# Ouch! Car/bike crash caught on video.



## singlespeed.org (Feb 14, 2006)

After watching the wet weather video, I thought I would check out what else SFBike has posted. Came across this interesting one of a bike/car collision at Market and Octavia.





It looks like the Saab drives off...

Thankfully, it looks like the cyclist was Ok, though perhaps was needing a new wheel.

For background for those not familiar with SF, this intersection was made no right turn because of the danger to cyclists. But a right turn gets a driver on to the freeway right away (on the new Octavia on ramp), rather than having to drive maybe a quarter mile more (with traffic signals), so is awfully tempting to drivers.
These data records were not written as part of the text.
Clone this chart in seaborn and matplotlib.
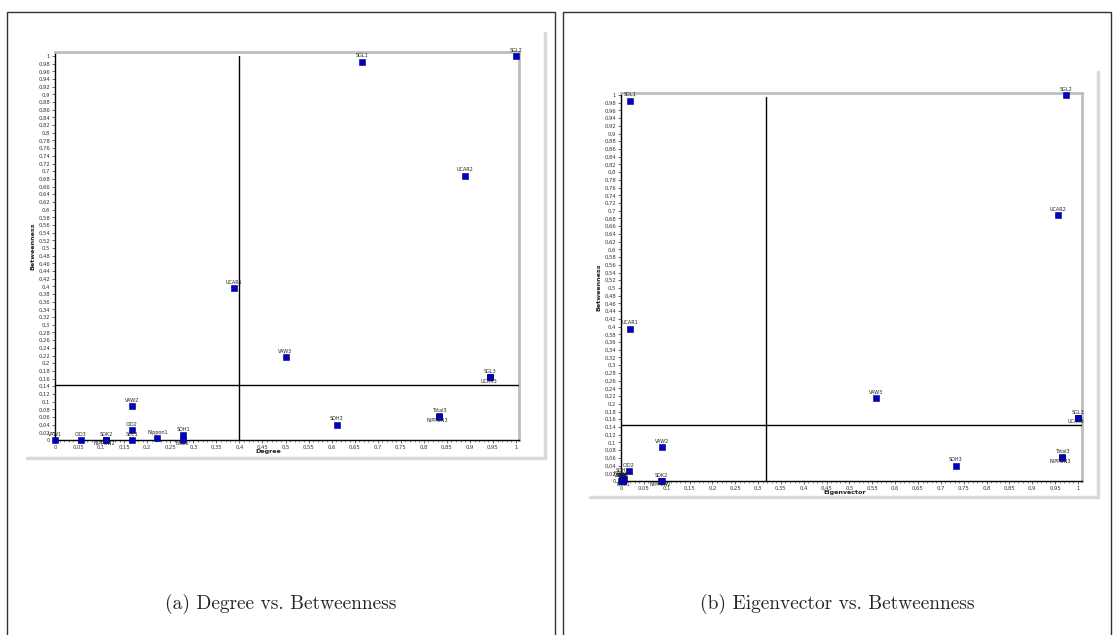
import numpy as np
import pandas as pd
import matplotlib
matplotlib.use("Agg")
import matplotlib.pyplot as plt
from matplotlib.patches import Rectangle
from matplotlib.lines import Line2D
from matplotlib.ticker import MultipleLocator, FuncFormatter
import seaborn as sns

# ---------------- data ----------------
names = ["VAW1", "CID3", "SDK2", "NIPPON2", "SEC1", "CID2", "VAW2", "Nippon1",
         "SDH1", "Total1", "UCAR1", "VAW3", "SDH3", "Total3", "NIPPON3",
         "SGL1", "SGL2", "UCAR2", "SGL3", "UCAR3"]
degree = [0.0, 0.056, 0.111, 0.111, 0.167, 0.167, 0.167, 0.222,
          0.278, 0.278, 0.389, 0.5, 0.611, 0.833, 0.833,
          0.667, 1.0, 0.889, 0.944, 0.944]
eigenvector = [0.0, 0.004, 0.088, 0.09, 0.002, 0.017, 0.09, 0.006,
               0.003, 0.005, 0.02, 0.558, 0.733, 0.965, 0.965,
               0.02, 0.974, 0.956, 1.0, 1.0]
betweenness = [0.0, 0.0, 0.0, 0.0, 0.0, 0.025, 0.088, 0.005,
               0.012, 0.0, 0.395, 0.215, 0.04, 0.062, 0.06,
               0.985, 1.0, 0.688, 0.163, 0.163]
label_below = ["NIPPON2", "Total1", "NIPPON3", "UCAR3"]

deg_threshold = 0.4
eig_threshold = 0.317
bet_threshold_a = 0.143
bet_threshold_b = 0.145

captions = ["(a) Degree vs. Betweenness", "(b) Eigenvector vs. Betweenness"]

df = pd.DataFrame({"name": names, "Degree": degree,
                   "Eigenvector": eigenvector, "Betweenness": betweenness})

# ---------------- style ----------------
sns.set_style("white")
plt.rcParams["font.family"] = ["DejaVu Sans"]

W, H = 1118, 635
fig = plt.figure(figsize=(W / 100, H / 100), dpi=100)
fig.patch.set_facecolor("white")


def px_rect(x0, y0, x1, y1):
    return [x0 / W, 1 - y1 / H, (x1 - x0) / W, (y1 - y0) / H]


# outer panel frames
for (x0, x1) in [(7, 555), (563, 1111)]:
    fig.add_artist(Rectangle((x0 / W, -0.01), (x1 - x0) / W, 1 - 12 / H + 0.01,
                             transform=fig.transFigure, fill=False,
                             edgecolor="#333333", linewidth=1.0))

# chart-image drop shadows
shadow = "#d9d9d9"
for (xl, xr, yt, yb) in [(27, 545, 33, 458), (590, 1098, 72, 497)]:
    fig.add_artist(Line2D([xl / W, xr / W], [1 - yb / H, 1 - yb / H],
                          transform=fig.transFigure, color=shadow, lw=2.5))
    fig.add_artist(Line2D([xr / W, xr / W], [1 - yt / H, 1 - yb / H],
                          transform=fig.transFigure, color=shadow, lw=2.5))

fmt = FuncFormatter(lambda v, p: ("%g" % round(v, 2)).replace(".", ","))


def make_panel(rect, xcol, xlim, ylim, vline, hline, xlabel_pos):
    ax = fig.add_axes(rect)
    sns.scatterplot(data=df, x=xcol, y="Betweenness", ax=ax, marker="s",
                    color="#0000c8", s=18, edgecolor="#000060", linewidth=0.4,
                    zorder=4, clip_on=False, legend=False)
    ax.set_xlim(*xlim)
    ax.set_ylim(*ylim)
    ax.axvline(vline, color="black", lw=1.0, zorder=3, ymax=0.99)
    ax.axhline(hline, color="black", lw=1.0, zorder=3)
    for _, r in df.iterrows():
        if r["name"] in label_below:
            ax.annotate(r["name"], (r[xcol], r["Betweenness"]),
                        xytext=(-1, -2.6), textcoords="offset points",
                        ha="center", va="center", fontsize=3.5,
                        color="#222222", zorder=5, annotation_clip=False)
        else:
            ax.annotate(r["name"], (r[xcol], r["Betweenness"]),
                        xytext=(0, 4.2), textcoords="offset points",
                        ha="center", va="center", fontsize=3.5,
                        color="#222222", zorder=5, annotation_clip=False)
    ax.xaxis.set_major_locator(MultipleLocator(0.05))
    ax.xaxis.set_minor_locator(MultipleLocator(0.01))
    ax.yaxis.set_major_locator(MultipleLocator(0.02))
    ax.xaxis.set_major_formatter(fmt)
    ax.yaxis.set_major_formatter(fmt)
    ax.tick_params(axis="both", which="major", labelsize=3.8, length=2,
                   width=0.5, pad=1.5, colors="#333333", direction="out",
                   bottom=True, left=True)
    ax.tick_params(axis="x", which="minor", length=1.2, width=0.4,
                   bottom=True, colors="#333333")
    for sp in ["left", "bottom"]:
        ax.spines[sp].set_color("black")
        ax.spines[sp].set_linewidth(1.0)
    for sp in ["top", "right"]:
        ax.spines[sp].set_visible(True)
        ax.spines[sp].set_color("#bdbdbd")
        ax.spines[sp].set_linewidth(2.0)
    ax.set_xlabel(xcol, fontsize=4.6, fontweight="bold", labelpad=1.5,
                  color="#222222")
    ax.xaxis.set_label_coords(xlabel_pos, -0.024)
    ax.set_ylabel("Betweenness", fontsize=4.6, fontweight="bold",
                  labelpad=2, color="#222222")
    ax.grid(False)
    return ax


make_panel(px_rect(55, 52, 519, 440), "Degree", (0, 1.0065), (0, 1.0104),
           deg_threshold, bet_threshold_a, 0.46)
make_panel(px_rect(621, 93, 1082, 481), "Eigenvector", (0, 1.009), (0, 1.005),
           eig_threshold, bet_threshold_b, 0.486)

for cx, cap in zip([281, 837], captions):
    fig.text(cx / W, 1 - 604 / H, cap, ha="center", va="center",
             fontsize=14, family=["cmr10", "DejaVu Serif"])

fig.savefig("out.png", dpi=100, facecolor="white")
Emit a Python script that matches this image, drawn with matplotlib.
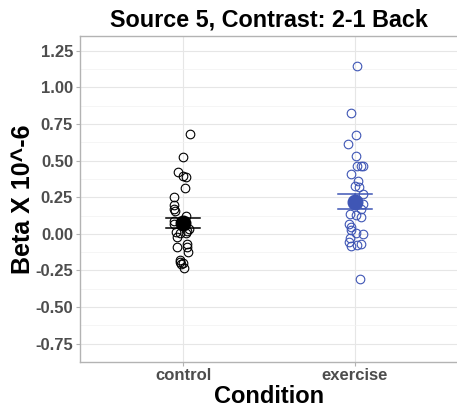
import matplotlib
matplotlib.use("Agg")
import matplotlib.pyplot as plt
import numpy as np

plt.rcParams['font.family'] = ['Liberation Sans', 'DejaVu Sans']

conditions = ["control", "exercise"]
colors = ["#000000", "#3F56B5"]

# individual betas (x 10^-6)
control_vals = [0.683, 0.525, 0.425, 0.398, 0.385, 0.312, 0.251, 0.195, 0.172, 0.155,
                0.123, 0.086, 0.064, 0.032, 0.021, 0.014, 0.003, 0.003, -0.024, -0.070,
                -0.088, -0.092, -0.121, -0.178, -0.190, -0.196, -0.205, -0.235]
control_jit = [0.04, 0.0, -0.03, 0.0, 0.02, 0.01, -0.05, -0.05, -0.055, -0.045,
               0.015, -0.055, -0.05, 0.035, 0.025, -0.04, -0.015, 0.02, -0.035, 0.025,
               -0.035, 0.025, 0.03, -0.02, -0.02, 0.0, -0.01, 0.005]

exercise_vals = [1.144, 0.823, 0.674, 0.611, 0.532, 0.466, 0.464, 0.460, 0.407, 0.362,
                 0.326, 0.321, 0.272, 0.206, 0.168, 0.134, 0.127, 0.116, 0.068, 0.046,
                 0.027, 0.007, -0.002, -0.031, -0.054, -0.068, -0.076, -0.081, -0.305]
exercise_jit = [0.01, -0.02, 0.005, -0.04, 0.005, 0.01, 0.035, 0.045, -0.02, 0.02,
                0.0, 0.025, 0.045, 0.05, 0.035, -0.03, 0.005, 0.035, -0.035, -0.02,
                -0.025, 0.005, 0.05, -0.03, -0.035, 0.035, 0.015, -0.02, 0.03]

means = [0.076, 0.218]
err_lo = [0.041, 0.172]
err_hi = [0.111, 0.269]

fig = plt.figure(figsize=(4.57, 4.08), dpi=100)
ax = fig.add_axes([0.175, 0.1127, 0.827, 0.799])

vals = [control_vals, exercise_vals]
jits = [control_jit, exercise_jit]
for i in range(2):
    x = np.full(len(vals[i]), i + 1.0) + np.array(jits[i])
    ax.plot(x, vals[i], 'o', mfc='none', mec=colors[i], ms=6.2, mew=0.8, zorder=3)
    ax.plot([i + 1 - 0.1, i + 1 + 0.1], [err_lo[i]] * 2, color=colors[i], lw=1.1, zorder=4)
    ax.plot([i + 1 - 0.1, i + 1 + 0.1], [err_hi[i]] * 2, color=colors[i], lw=1.1, zorder=4)
    ax.plot([i + 1, i + 1], [err_lo[i], err_hi[i]], color=colors[i], lw=1.1, zorder=4)
    ax.plot(i + 1, means[i], 'o', color=colors[i], ms=10.5, zorder=5)

ax.set_xlim(0.4, 2.6)
ax.set_ylim(-0.86, 1.35)
ax.set_xticks([1, 2])
ax.set_xticklabels(conditions)
yt = np.arange(-0.75, 1.26, 0.25)
ax.set_yticks(yt)
ax.set_yticklabels(["%.2f" % v for v in yt])
ax.set_yticks(np.arange(-0.875, 1.35, 0.25), minor=True)

ax.grid(True, which='major', color='#e6e6e6', lw=0.8, zorder=0)
ax.grid(True, which='minor', axis='y', color='#f2f2f2', lw=0.5, zorder=0)
ax.set_axisbelow(True)

for s in ['left', 'bottom', 'top']:
    ax.spines[s].set_color('#b3b3b3')
    ax.spines[s].set_linewidth(1.0)
ax.spines['right'].set_visible(False)

ax.tick_params(axis='both', which='major', length=3, width=0.8, color='#b3b3b3',
               labelsize=12, labelcolor='#4d4d4d', pad=2)
ax.tick_params(axis='x', which='major', pad=1)
ax.tick_params(axis='both', which='minor', length=0)
for lab in ax.get_xticklabels() + ax.get_yticklabels():
    lab.set_fontweight('bold')

ax.set_xlabel("Condition", fontsize=17, fontweight='bold', labelpad=1.5)
ax.set_ylabel("Beta X 10^-6", fontsize=18, fontweight='bold', labelpad=0)
ax.set_title("Source 5, Contrast: 2-1 Back", fontsize=16.8, fontweight='bold', pad=7)

fig.savefig("out.png", dpi=100)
This has caused many problems (crashes, injuries, etc.) for cyclists, and SF Bike Coalition was really putting pressure on city government to fix this (presumably by also videoing the intersection, which is probably how they caught this).


----------



## singlespeed.org (Feb 14, 2006)

Here is a longer clip, both showing the issue and also more on the accident. Looks like the cyclist came out Ok.


----------



## Dr_John (Oct 11, 2005)

Hard to make out, but it looks like it also says "No Right Turn" on the pavement too?


----------



## singlespeed.org (Feb 14, 2006)

Dr_John said:


> Hard to make out, but it looks like it also says "No Right Turn" on the pavement too?


Yup. Lots of signs - even one or two that are out of view of the camera. When I watched the longer version, it seems the driver of the car gets out and is surprised to see the sign on the pole (meaning he missed that, plus all the rest).


----------



## mayukawa (Mar 14, 2006)

I've driven and ridden around that area before. It's stupid the way traffic is routed there. They need to rework that area.


----------



## snowdog999 (Sep 20, 2005)

I can see missing the sign, but how did he not see the cyclist? Curious if he was on the cell phone...


----------



## Gee3 (Jan 31, 2006)

Easy deterant... place a motorcycle cop at that intersection for a week straight and occassionally throughout the month. Motorists will get the idea not to turn there, cyclists will be safer and the City will earn easy revenue.


----------



## Killroy (Feb 9, 2006)

The motorists are obviously at fault, but when the cyclist does not have a helmet or brakes on his bike, he looks like a jack ass too.


----------



## wipeout (Jun 6, 2005)

Killroy said:


> The motorists are obviously at fault, but when the cyclist does not have a helmet or brakes on his bike, he looks like a jack ass too.


I was about to say that the cyclist would have had a better chance of avoiding the collision if he had a brake.


----------